The exercise: All lines from the beginning of the listing through the line with "const sectionPos = [1, 2, 3];" are to be copied word for word; the pictures are not.

Records with drawing code:
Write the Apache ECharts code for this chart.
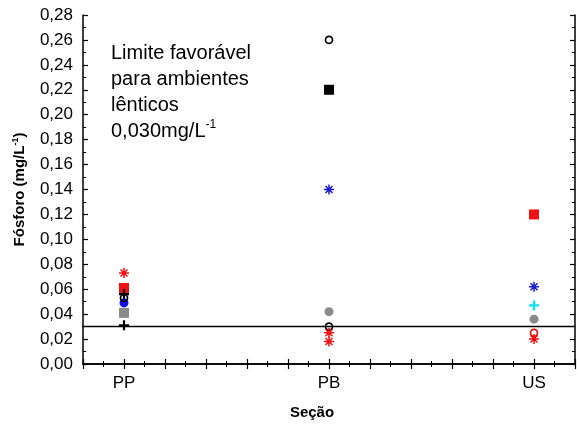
<!DOCTYPE html>
<html>
<head>
<meta charset="utf-8">
<script src="https://cdn.jsdelivr.net/npm/echarts@6/dist/echarts.min.js"></script>
<style>
  html, body { margin: 0; padding: 0; background: #fff; }
  #chart { width: 578px; height: 427px; }
</style>
</head>
<body>
<div id="chart"></div>
<script>
// Sections along the x axis and their numeric positions
const sections = ['PP', 'PB', 'US'];
const sectionPos = [1, 2, 3];

// Phosphorus readings (mg/L) per section, grouped by marker style
const redAsterisk   = [[0.073], [0.025, 0.018], [0.020]];
const redSquare     = [[0.061], [], [0.120]];
const blackPlus     = [[0.056, 0.031], [], []];
const openCircle    = [[0.053], [0.260, 0.030], []];
const redOpenCircle = [[], [], [0.025]];
const blueCircle    = [[0.049], [], []];
const graySquare    = [[0.041], [], []];
const blackSquare   = [[], [0.220], []];
const blueAsterisk  = [[], [0.140], [0.062]];
const grayCircle    = [[], [0.042], [0.036]];
const cyanPlus      = [[], [], [0.047]];

// Reference limit for lentic environments
const limitValue = 0.03;

const yTicks = { min: 0, max: 0.28, interval: 0.02 };
const xRange = { min: 0.8, max: 3.2, interval: 0.2 };

const ASTERISK = 'path://M5,0L5,10M0,5L10,5M1.5,1.5L8.5,8.5M8.5,1.5L1.5,8.5';
const PLUS = 'path://M5,0L5,10M0,5L10,5';

function toPoints(groups) {
  const pts = [];
  groups.forEach((vals, i) => vals.forEach(v => pts.push([sectionPos[i], v])));
  return pts;
}

function stroked(name, groups, symbol, color, size, width) {
  return {
    name, type: 'scatter', data: toPoints(groups), symbol, symbolSize: size,
    itemStyle: { color: 'rgba(0,0,0,0)', borderColor: color, borderWidth: width, opacity: 1 },
    emphasis: { disabled: true }
  };
}
function filled(name, groups, symbol, color, size) {
  return {
    name, type: 'scatter', data: toPoints(groups), symbol, symbolSize: size,
    itemStyle: { color: color, borderWidth: 0, opacity: 1 },
    emphasis: { disabled: true }
  };
}

const FONT = 'Arial, "Liberation Sans", sans-serif';

function sectionLabel(v) {
  for (let i = 0; i < sectionPos.length; i++) {
    if (Math.abs(v - sectionPos[i]) < 1e-6) return sections[i];
  }
  return '';
}

const axisLine = { show: true, lineStyle: { color: '#000', width: 1.5 } };
const tick = { show: true, inside: true, length: 5, lineStyle: { color: '#000', width: 1.2 } };
const minor = { show: true, splitNumber: 2, length: 3, lineStyle: { color: '#000', width: 1 } };

const chart = echarts.init(document.getElementById('chart'), null, { renderer: 'canvas' });
chart.setOption({
  animation: false,
  backgroundColor: '#fff',
  grid: { left: 83, right: 1, top: 15, bottom: 63, containLabel: false },
  xAxis: [{
    type: 'value', position: 'bottom', ...xRange,
    name: 'Seção', nameLocation: 'middle', nameGap: 41,
    nameTextStyle: {
      fontFamily: FONT, fontWeight: 'bold', fontSize: 15, color: '#000',
      padding: [0, 34, 0, 0]
    },
    axisLine, axisTick: tick, minorTick: minor,
    splitLine: { show: false },
    axisLabel: { formatter: sectionLabel, fontFamily: FONT, fontSize: 17, color: '#000', margin: 11 }
  }, {
    type: 'value', position: 'top', ...xRange,
    axisLine, axisTick: tick, minorTick: minor,
    splitLine: { show: false }, axisLabel: { show: false }
  }],
  yAxis: [{
    type: 'value', position: 'left', ...yTicks,
    name: '{t|Fósforo (mg/L}{s|-1}{t|)}', nameLocation: 'middle', nameGap: 55, nameRotate: 90,
    nameTextStyle: {
      rich: {
        t: { fontFamily: FONT, fontWeight: 'bold', fontSize: 15, color: '#000' },
        s: { fontFamily: FONT, fontWeight: 'bold', fontSize: 9, color: '#000', padding: [0, 0, 8, 0] }
      }
    },
    axisLine, axisTick: tick, minorTick: minor,
    splitLine: { show: false },
    axisLabel: {
      formatter: v => v.toFixed(2).replace('.', ','),
      fontFamily: FONT, fontSize: 17, color: '#000', margin: 10
    }
  }, {
    type: 'value', position: 'right', ...yTicks,
    axisLine, axisTick: tick, minorTick: minor,
    splitLine: { show: false }, axisLabel: { show: false }
  }],
  graphic: [{
    type: 'text', left: 111, top: 43,
    style: {
      text: '{a|Limite favorável}\n{a|para ambientes}\n{a|lênticos}\n{a|0,030mg/L}{s|-1}',
      rich: {
        a: { fontFamily: FONT, fontSize: 20, lineHeight: 26, fill: '#000' },
        s: { fontFamily: FONT, fontSize: 12, lineHeight: 26, fill: '#000', padding: [0, 0, 12, 0] }
      }
    }
  }],
  series: [
    {
      name: 'limite', type: 'line', data: [[0.76, limitValue], [xRange.max, limitValue]],
      symbol: 'none', clip: false, silent: true,
      lineStyle: { color: '#000', width: 1.5 }, z: 1
    },
    filled('Cinza quadrado', graySquare, 'rect', '#8a8a8a', 10),
    filled('Cinza círculo', grayCircle, 'circle', '#8a8a8a', 9),
    filled('Azul círculo', blueCircle, 'circle', '#1010e0', 9),
    stroked('Círculo aberto', openCircle, 'circle', '#000', 7, 1.7),
    stroked('Círculo aberto vermelho', redOpenCircle, 'circle', '#e01010', 7, 1.7),
    filled('Preto quadrado', blackSquare, 'rect', '#000', 10),
    filled('Vermelho quadrado', redSquare, 'rect', '#ee1111', 10),
    stroked('Cruz preta', blackPlus, PLUS, '#000', 10, 2.2),
    stroked('Cruz ciano', cyanPlus, PLUS, '#10e0f0', 10, 2.4),
    stroked('Asterisco azul', blueAsterisk, ASTERISK, '#1a1acc', 10, 1.5),
    stroked('Asterisco vermelho', redAsterisk, ASTERISK, '#ee1111', 10, 1.5)
  ]
});
</script>
</body>
</html>
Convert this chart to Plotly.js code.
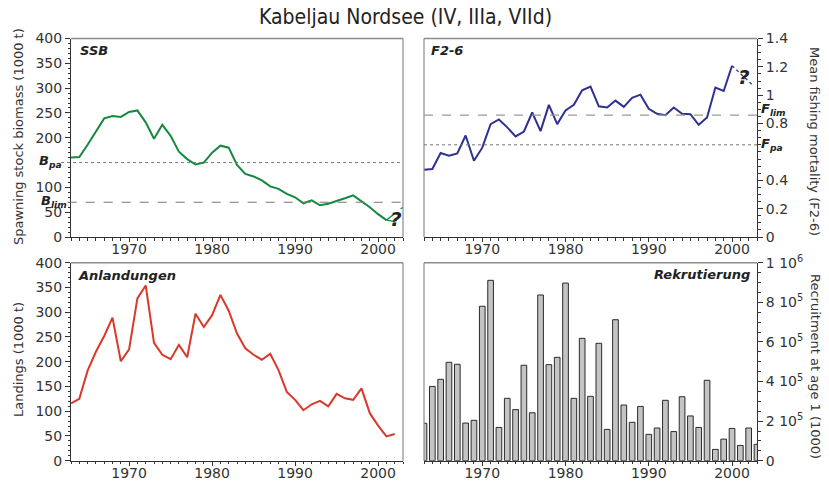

Task response:
Write the Apache ECharts code for this chart.
<!DOCTYPE html>
<html>
<head>
<meta charset="utf-8">
<script src="https://cdn.jsdelivr.net/npm/echarts@6/dist/echarts.min.js"></script>
<style>
  html, body { margin: 0; padding: 0; background: #fff; }
  #chart { width: 578px; height: 427px; }
</style>
</head>
<body>
<div id="chart"></div>
<script>
// Sections along the x axis and their numeric positions
const sections = ['PP', 'PB', 'US'];
const sectionPos = [1, 2, 3];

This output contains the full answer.